Card fee changes welcomed in Tauranga
Tauranga Chamber of Commerce is welcoming the introduction of a Retail Payments Systems Bill, which will see a reduction in merchant service fees charged to businesses when customers use a credit or debit card.
Commerce and Consumer Affairs Minister David Clark has announced the Bill will be introduced later this year, with the hope of saving an estimated $74 million each year for New Zealand merchants.
A 0.8 per cent cap will be introduced on the interchange fee merchants must pay for credit card transactions, whilst a cap of 0.6 per cent will be brought in for online debit card payments.
Contactless debit card interchange fees will stay at their current levels of 0.2 per cent or less, and for swiped and inserted debit, it will stay at zero per cent.
“The new regulatory regime is estimated to result in savings of approximately $74 million each year for New Zealand merchants.
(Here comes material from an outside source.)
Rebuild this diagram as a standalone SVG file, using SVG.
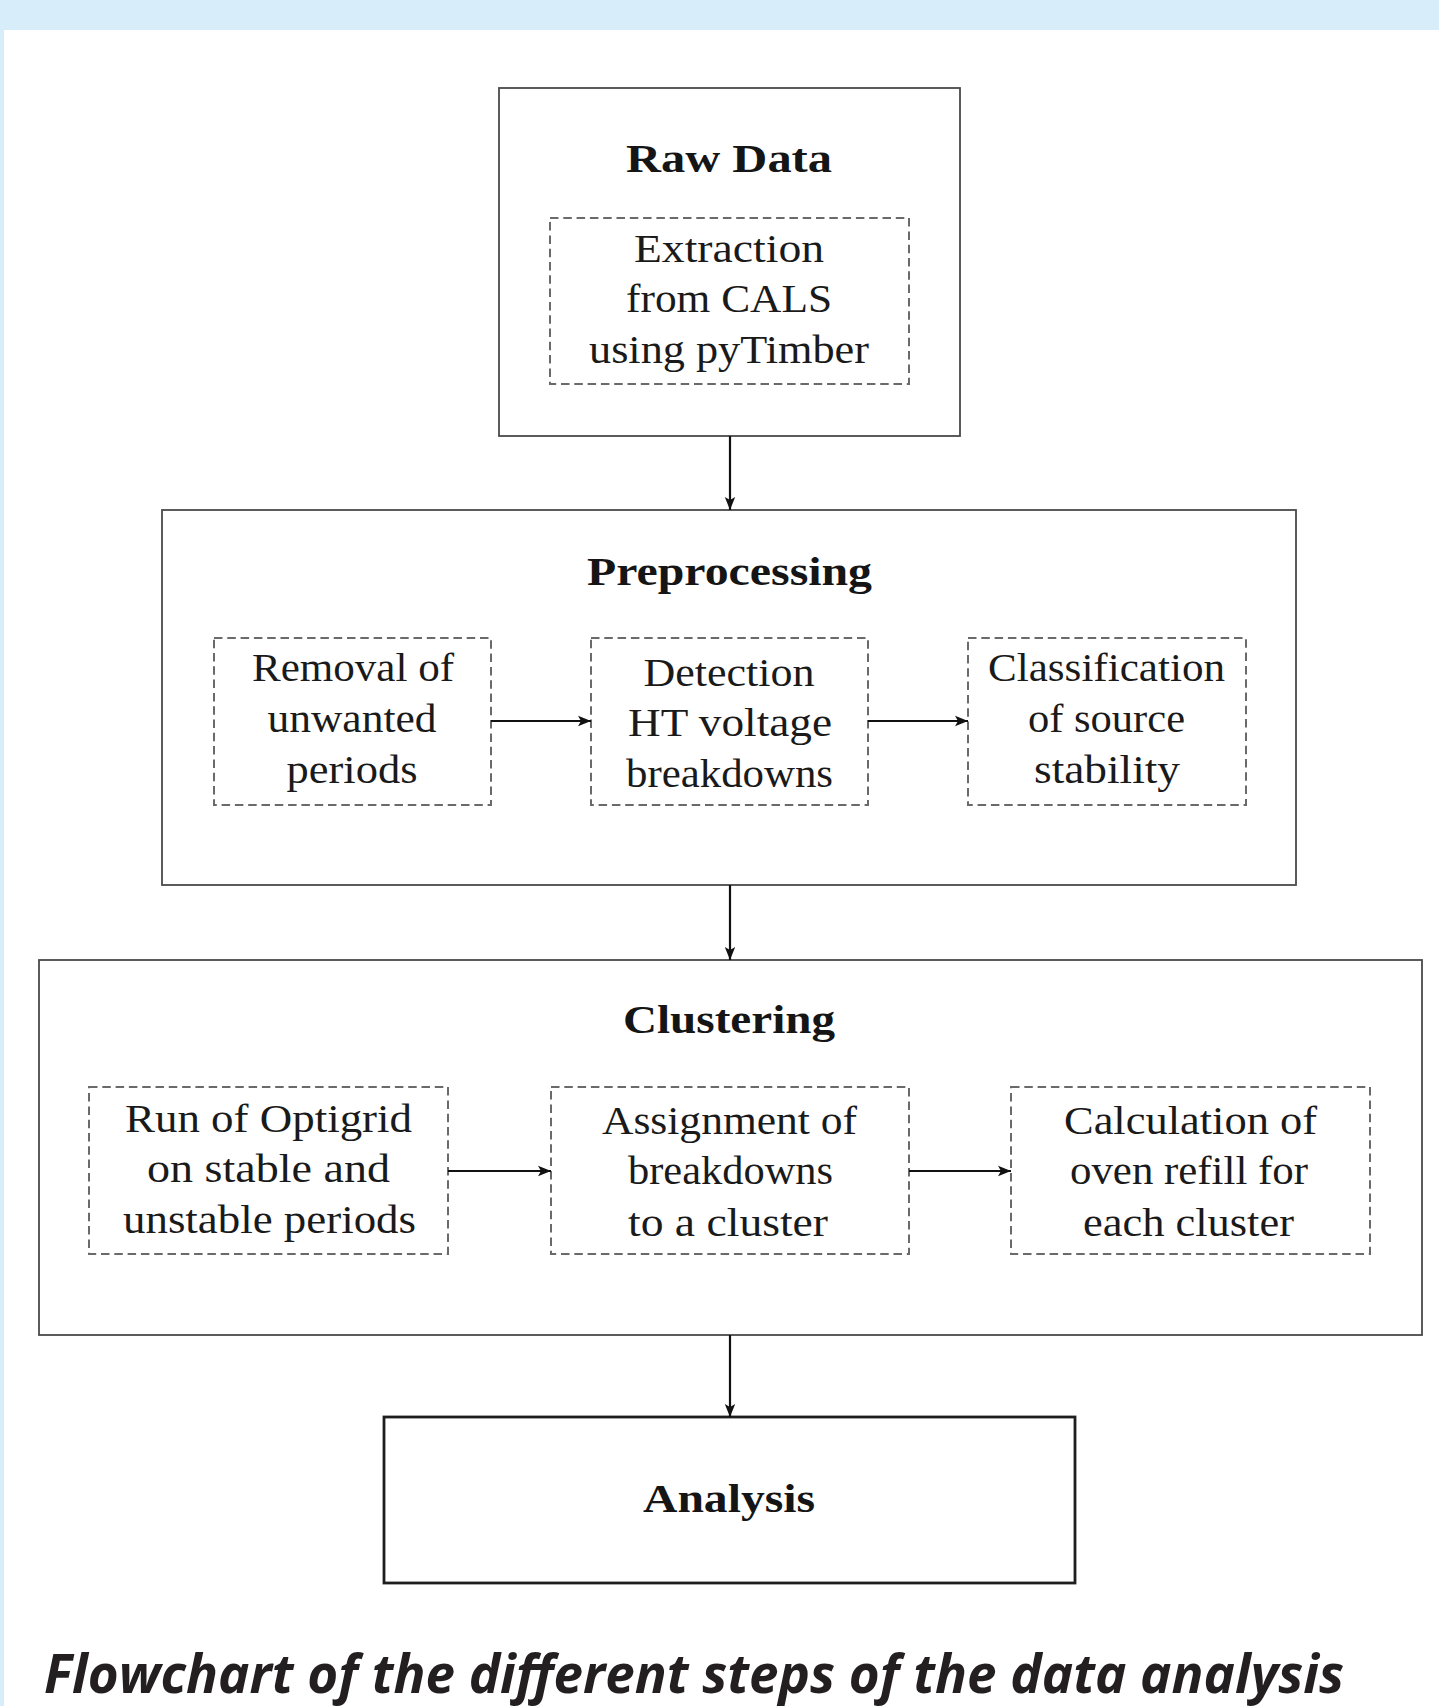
<svg xmlns="http://www.w3.org/2000/svg" width="1439" height="1706" viewBox="0 0 1439 1706">
<style>
  .outer { fill: #ffffff; stroke: #4a4a4a; stroke-width: 1.8; }
  .final { fill: #ffffff; stroke: #1e1e1e; stroke-width: 2.8; }
  .inner { fill: none; stroke: #6a6a6a; stroke-width: 2; stroke-dasharray: 8.5 4.8; }
  .title { font-family: "Liberation Serif", "DejaVu Serif", serif; font-weight: bold; font-size: 40px; fill: #151515; text-anchor: middle; }
  .body { font-family: "Liberation Serif", "DejaVu Serif", serif; font-size: 40px; fill: #1a1a1a; text-anchor: middle; }
  .caption { font-family: "Open Sans", "Liberation Sans", sans-serif; font-weight: bold; font-style: italic; font-size: 53px; fill: #231f20; }
  .conn { stroke: #111111; stroke-width: 2.2; fill: none; }
</style>
<defs>
  <marker id="arrow" markerUnits="userSpaceOnUse" markerWidth="14" markerHeight="12" refX="13" refY="6" orient="auto">
    <path d="M0,0.8 L13,6 L0,11.2 L3,6 Z" fill="#111111"/>
  </marker>
</defs>

<rect x="0" y="0" width="1439" height="1706" fill="#ffffff"/>
<rect x="0" y="0" width="1439" height="30" fill="#d7eefa"/>
<rect x="0" y="30" width="4" height="1676" fill="#d7eefa"/>

<g id="raw-data">
  <rect class="outer" x="499" y="88" width="461" height="348"/>
  <text class="title" x="729" y="172" textLength="206" lengthAdjust="spacingAndGlyphs">Raw Data</text>
  <g id="extraction">
    <rect class="inner" x="550" y="218" width="359" height="166"/>
    <text class="body" x="729" y="262" textLength="190" lengthAdjust="spacingAndGlyphs">Extraction</text>
    <text class="body" x="729" y="312" textLength="206" lengthAdjust="spacingAndGlyphs">from CALS</text>
    <text class="body" x="729" y="363" textLength="280" lengthAdjust="spacingAndGlyphs">using pyTimber</text>
  </g>
</g>

<g id="preprocessing">
  <rect class="outer" x="162" y="510" width="1134" height="375"/>
  <text class="title" x="729.5" y="585" textLength="285" lengthAdjust="spacingAndGlyphs">Preprocessing</text>
  <g id="removal">
    <rect class="inner" x="214" y="638" width="277" height="167"/>
    <text class="body" x="353" y="681" textLength="202" lengthAdjust="spacingAndGlyphs">Removal of</text>
    <text class="body" x="352" y="732" textLength="169" lengthAdjust="spacingAndGlyphs">unwanted</text>
    <text class="body" x="352" y="783" textLength="131" lengthAdjust="spacingAndGlyphs">periods</text>
  </g>
  <g id="detection">
    <rect class="inner" x="591" y="638" width="277" height="167"/>
    <text class="body" x="729" y="686" textLength="171" lengthAdjust="spacingAndGlyphs">Detection</text>
    <text class="body" x="730" y="736" textLength="204" lengthAdjust="spacingAndGlyphs">HT voltage</text>
    <text class="body" x="729.5" y="787" textLength="207" lengthAdjust="spacingAndGlyphs">breakdowns</text>
  </g>
  <g id="classification">
    <rect class="inner" x="968" y="638" width="278" height="167"/>
    <text class="body" x="1106.5" y="681" textLength="237" lengthAdjust="spacingAndGlyphs">Classification</text>
    <text class="body" x="1106.5" y="732" textLength="157" lengthAdjust="spacingAndGlyphs">of source</text>
    <text class="body" x="1107" y="783" textLength="146" lengthAdjust="spacingAndGlyphs">stability</text>
  </g>
</g>

<g id="clustering">
  <rect class="outer" x="39" y="960" width="1383" height="375"/>
  <text class="title" x="729" y="1033" textLength="212" lengthAdjust="spacingAndGlyphs">Clustering</text>
  <g id="optigrid">
    <rect class="inner" x="89" y="1087" width="359" height="167"/>
    <text class="body" x="268.5" y="1132" textLength="287" lengthAdjust="spacingAndGlyphs">Run of Optigrid</text>
    <text class="body" x="268.5" y="1182" textLength="243" lengthAdjust="spacingAndGlyphs">on stable and</text>
    <text class="body" x="269.5" y="1233" textLength="293" lengthAdjust="spacingAndGlyphs">unstable periods</text>
  </g>
  <g id="assignment">
    <rect class="inner" x="551" y="1087" width="358" height="167"/>
    <text class="body" x="729.5" y="1134" textLength="255" lengthAdjust="spacingAndGlyphs">Assignment of</text>
    <text class="body" x="730.5" y="1184" textLength="205" lengthAdjust="spacingAndGlyphs">breakdowns</text>
    <text class="body" x="728" y="1236" textLength="200" lengthAdjust="spacingAndGlyphs">to a cluster</text>
  </g>
  <g id="calculation">
    <rect class="inner" x="1011" y="1087" width="359" height="167"/>
    <text class="body" x="1190.5" y="1134" textLength="253" lengthAdjust="spacingAndGlyphs">Calculation of</text>
    <text class="body" x="1189" y="1184" textLength="238" lengthAdjust="spacingAndGlyphs">oven refill for</text>
    <text class="body" x="1188.5" y="1236" textLength="211" lengthAdjust="spacingAndGlyphs">each cluster</text>
  </g>
</g>

<g id="analysis">
  <rect class="final" x="384" y="1417" width="691" height="166"/>
  <text class="title" x="729" y="1512" textLength="172" lengthAdjust="spacingAndGlyphs">Analysis</text>
</g>

<g id="connectors">
  <line class="conn" x1="730" y1="436" x2="730" y2="510" marker-end="url(#arrow)"/>
  <line class="conn" x1="730" y1="885" x2="730" y2="960" marker-end="url(#arrow)"/>
  <line class="conn" x1="730" y1="1335" x2="730" y2="1417" marker-end="url(#arrow)"/>
  <line class="conn" x1="491" y1="721" x2="591" y2="721" marker-end="url(#arrow)"/>
  <line class="conn" x1="868" y1="721" x2="968" y2="721" marker-end="url(#arrow)"/>
  <line class="conn" x1="448" y1="1171" x2="551" y2="1171" marker-end="url(#arrow)"/>
  <line class="conn" x1="909" y1="1171" x2="1011" y2="1171" marker-end="url(#arrow)"/>
</g>

<text class="caption" x="44" y="1693" textLength="1300" lengthAdjust="spacingAndGlyphs">Flowchart of the different steps of the data analysis</text>
</svg>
Smaller retailers, and those who rely on credit or online sales will particularly benefit from these savings,” says Clark.
The move has been welcomed by Tauranga Chamber of Commerce, who believe the Bill will make it increasingly easy and advantageous for businesses to take their trading online.
“It is a great announcement as it complements the government's focus on making it easier for businesses to do more business online,” says Tauranga Chamber of Commerce chief executive Matt Cowley.
“The Government wants to make New Zealand businesses more resilient by developing online purchasing options.
“The merchant fees eat away at earnings for retailers who already operate on thin margins. Many retailers are in an ultra-competitive market and they are unable to increase prices as they face tough competition from discounted overseas mega-outlets.”
The Bill will require reductions in interchange fees as soon as possible, enable direct intervention by the Commerce Commission to regulate different participants in the retail payment system and the introduction of a disclosure and reporting requirement to enable better monitoring.
Marisa Bidois, CEO of the Restaurant Association, says they have lobbied hard for regulation on merchant fees, with just under 90 per cent of their members believing the merchant fee system needed an overhaul, especially when compared to Australia’s model.
“This is a very welcome decision for the hospitality industry,” says Marisa.
“Merchant card fees have been on the increase since contactless payments have come into more general use. These fees have been costing our businesses thousands each year.
“We still experience higher prices in New Zealand than in Australia and the United Kingdom and pay nearly twice as much as Australian retailers pay in merchant fees. On average, we understand it is estimated to be $13,000 per year more than Australian counterparts.
“With contactless payment increases over the past year, these fees have become incredibly difficult for our businesses to manage.
“Bringing transparency to merchant fees will serve hospitality businesses far better over the long term than allowing a hands-off.”
The Government aims to seek final policy decisions on reducing merchant fees in mid-2021, with a view to the full regulatory regime coming into effect next year.